Still, the Dreame L20 Ultra robot vacuum mop makes the most sense when the sale price stays far below newer flagship options and the seller terms are clean. Pay attention to condition, warranty, included accessories, and dock space before you treat any deal as safe. Specs help, but ownership details decide whether the machine becomes useful or becomes clutter.
For hard-floor-heavy homes, pet owners, and busy families, this may be the moment when an older flagship stops looking like last year’s gadget and starts looking like the right tool at the right price. Check the live offer, compare the seller, and buy only when the full setup fits your floor plan.
Frequently Asked Questions
How much should I pay for the Dreame L20 Ultra?
A strong sale price is the main reason to consider it now. If it is near the recent low reported by deal sites, it becomes compelling. If it rises close to newer premium cleaners, compare current models before buying.
Is the Dreame L20 Ultra worth it for pet hair?
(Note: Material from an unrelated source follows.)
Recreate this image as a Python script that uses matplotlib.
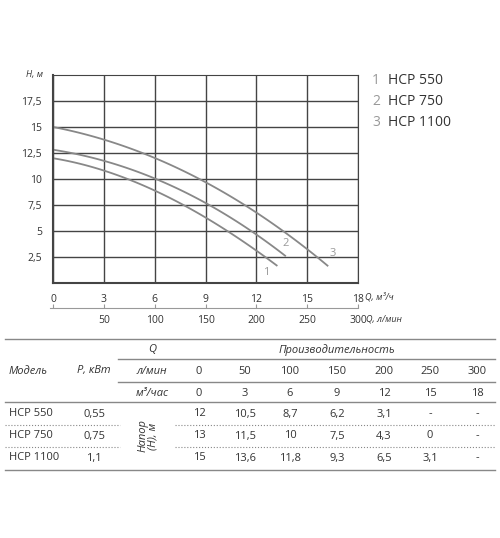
import numpy as np
import matplotlib.pyplot as plt
from matplotlib.lines import Line2D

plt.rcParams['font.family'] = ['Open Sans', 'DejaVu Sans']

# curves (Q, m3/h -> H, m)
q1 = [0, 3, 6, 9, 12, 13.2]
h1 = [12, 10.8, 8.9, 6.3, 3.1, 1.7]
q2 = [0, 3, 6, 9, 12, 13.7]
h2 = [12.8, 11.8, 10, 7.7, 4.7, 2.6]
q3 = [0, 3, 6, 9, 12, 15, 16.2]
h3 = [15, 13.8, 12, 9.7, 6.8, 3.2, 1.7]
models = ['HCP 550', 'HCP 750', 'HCP 1100']
power = ['0,55', '0,75', '1,1']
flow_lmin = ['0', '50', '100', '150', '200', '250', '300']
flow_m3h = ['0', '3', '6', '9', '12', '15', '18']
head_table = [['12', '10,5', '8,7', '6,2', '3,1', '-', '-'],
              ['13', '11,5', '10', '7,5', '4,3', '0', '-'],
              ['15', '13,6', '11,8', '9,3', '6,5', '3,1', '-']]

W, H = 500, 538
fig = plt.figure(figsize=(W / 100, H / 100), dpi=100)

def fx(x):
    return x / W

def fy(y):
    return 1 - y / H

ax = fig.add_axes([fx(53), fy(283), fx(358) - fx(53), fy(75) - fy(283)])
for q, h in [(q1, h1), (q2, h2), (q3, h3)]:
    # smooth curve through the read points
    qq = np.linspace(q[0], q[-1], 100)
    c = np.polyfit(q, h, 3)
    ax.plot(qq, np.polyval(c, qq), color='#888888', lw=1.3)
ax.text(12.6, 1.0, '1', color='#999999', fontsize=8, ha='center', va='center')
ax.text(13.7, 3.8, '2', color='#999999', fontsize=8, ha='center', va='center')
ax.text(16.5, 2.8, '3', color='#999999', fontsize=8, ha='center', va='center')
ax.set_xlim(0, 18)
ax.set_ylim(0, 20)
ax.set_xticks(range(0, 19, 3))
ax.set_yticks([2.5, 5, 7.5, 10, 12.5, 15, 17.5])
ax.set_yticklabels(['2,5', '5', '7,5', '10', '12,5', '15', '17,5'])
ax.grid(color='#444444', lw=1)
for s in ax.spines.values():
    s.set_color('#444444')
ax.spines['left'].set_linewidth(1.5)
ax.spines['bottom'].set_linewidth(1.5)
ax.tick_params(length=0, labelsize=7.5, colors='#333333', pad=8)
ax.set_xticklabels(flow_m3h)
ax.text(-0.6, 20, 'H, м', fontsize=6.5, style='italic', ha='right', va='center', color='#333333')
ax.text(18.4, -1.3, 'Q, м³/ч', fontsize=6.5, style='italic', ha='left', va='center', color='#333333')

# secondary l/min axis
ax2 = fig.add_axes([fx(53) - fx(3), fy(308), fx(358) - fx(53) + fx(3), 0.001])
ax2.set_xlim(-18 * 3 / 305, 18)
ax2.set_ylim(0, 1)
for s in ['top', 'left', 'right']:
    ax2.spines[s].set_visible(False)
ax2.spines['bottom'].set_color('#999999')
ax2.set_yticks([])
ax2.set_xticks([0, 3, 6, 9, 12, 15, 18])
ax2.set_xticklabels([''] + flow_lmin[1:])
ax2.tick_params(direction='in', length=3, color='#999999', labelsize=7.5, labelcolor='#333333', pad=5)
fig.text(fx(366), fy(319), 'Q, л/мин', fontsize=6.5, style='italic', va='center', color='#333333')

# legend
for i, m in enumerate(models):
    fig.text(fx(372), fy(80 + 21.5 * i), str(i + 1), fontsize=10, color='#999999', va='center')
    fig.text(fx(388), fy(80 + 21.5 * i), m, fontsize=10, color='#333333', va='center')

# table
def hline(y, x0=5, x1=495, **kw):
    fig.add_artist(Line2D([fx(x0), fx(x1)], [fy(y), fy(y)], **kw))

hline(339, color='#888888', lw=1)
hline(359, x0=118, color='#888888', lw=1)
hline(382, x0=118, color='#888888', lw=1)
hline(402, color='#888888', lw=1)
hline(425, x0=5, x1=120, color='#888888', lw=0.8, ls=':')
hline(425, x0=175, color='#888888', lw=0.8, ls=':')
hline(447, x0=5, x1=120, color='#888888', lw=0.8, ls=':')
hline(447, x0=175, color='#888888', lw=0.8, ls=':')
hline(470, color='#888888', lw=1)

tk = dict(fontsize=8, color='#333333', va='center')
it = dict(tk, style='italic')
fig.text(fx(9), fy(371), 'Модель', **it)
fig.text(fx(94), fy(371), 'P, кВт', ha='center', **it)
fig.text(fx(152), fy(350), 'Q', ha='center', **it)
fig.text(fx(152), fy(371), 'л/мин', ha='center', **it)
fig.text(fx(152), fy(393), 'м³/час', ha='center', **it)
fig.text(fx(337), fy(350), 'Производительность', ha='center', **it)
cols = [199, 245, 290, 337, 384, 430, 477]
for x, a, b in zip(cols, flow_lmin, flow_m3h):
    fig.text(fx(x), fy(371), a, ha='center', **tk)
    fig.text(fx(x), fy(393), b, ha='center', **tk)
rows = [414, 436, 458]
for y, m, p, vals in zip(rows, models, power, head_table):
    fig.text(fx(9), fy(y), m, **tk)
    fig.text(fx(94), fy(y), p, ha='center', **tk)
    for x, v in zip(cols, vals):
        fig.text(fx(x), fy(y), v, ha='center', **tk)
fig.text(fx(148), fy(436), 'Напор\n(H), м', ha='center', rotation=90, linespacing=0.9, **it)

fig.savefig('out.png', dpi=100)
Yes, for routine pickup on hard floors and low-to-medium carpet. It can help manage shedding before hair piles up. Homes with heavy fur, thick rugs, or long hair still need regular brush checks and occasional upright cleaning.
Does the L20 Ultra mop well on kitchen floors?
It is best for regular kitchen maintenance, light stickiness, dust, and dried spots that have not been ignored for days. Deep stains, grout buildup, and greasy messes still need hand cleaning from time to time.
Will it keep carpets dry while mopping?
It is designed to lift or remove mop pads depending on the cleaning mode. That helps protect rugs and carpeted areas. You should still set no-mop zones in the app for delicate rugs or areas with uneven edges.
How much space does the dock need?
Plan for more room than a small charging puck. The base station needs floor clearance, nearby power, and an easy path for the cleaner. A laundry area, kitchen corner, or open hallway wall can work well.
Is a newer Dreame model better?
Newer models may offer higher suction, updated brushes, and newer navigation features. Better depends on your floors. If you mostly need regular hard-floor care, the older discounted model may offer stronger value than a pricier upgrade.
What should I check before buying a discounted unit?
Confirm whether it is new, open-box, or refurbished. Check warranty terms, return policy, seller reputation, included accessories, and replacement part availability. A low price loses appeal if support is unclear or key items are missing.
Can it replace manual mopping completely?
No. It reduces routine work, but it does not erase deep cleaning. You will still clean grout, heavy spills, sticky corners, and areas the bot cannot reach. Think of it as daily upkeep, not a full housekeeper.